South Carolina’s law will cause innocent residents — potentially even United States citizens — to be detained because police suspect them of being undocumented. It makes it a crime for lawful immigrants “to fail to carry in the person’s personal possession any certificate of alien registration or alien registration receipt card,” and subjects them to up to 30 days in prison for failure to carry their papers. Because the Alabama law is so absurd in its overreach, it is easy to forget that other states’ anti-immigrant laws are still quite bizarre and oppressive in their scope.
They are also a direct assault on the Constitution. As the Supreme Court explained nearly 70 years ago in a case called Hines v. Davidowitz, allowing individual states to set their own immigration policy isn’t just misguided — it is downright dangerous because “international controversies of the gravest moment, sometimes even leading to war, may arise from real or imagined wrongs to another’s subjects inflicted, or permitted, by a government.”

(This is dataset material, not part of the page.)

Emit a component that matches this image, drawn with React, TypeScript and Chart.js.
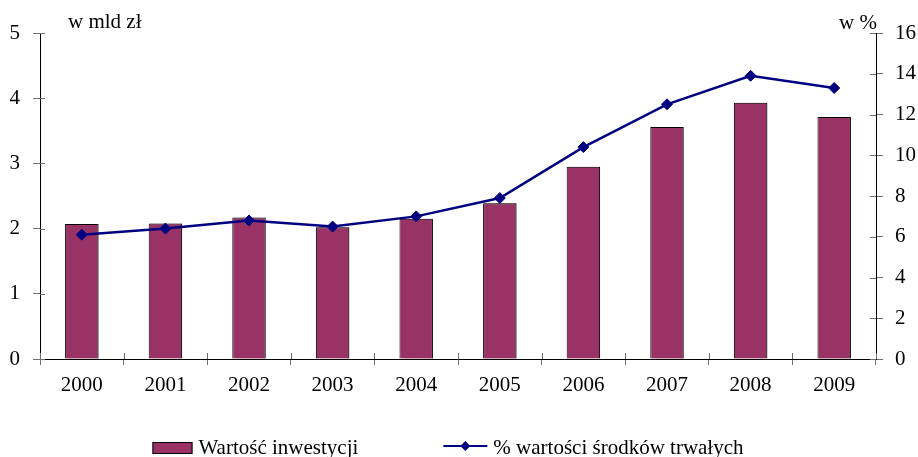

America does not allow Minnesota to negotiate most favored nation trade status with China. It does not allow Nebraska to unilaterally impose sanctions on Iran. It does not allow Florida to declare war on Lebanon. And it must not allow South Carolina to decide its own immigration policy for the exact same reason. If an American government is going to imperil our foreign relations with another nation, that decision should come from a decision maker that has actually been elected to represent the entire nation.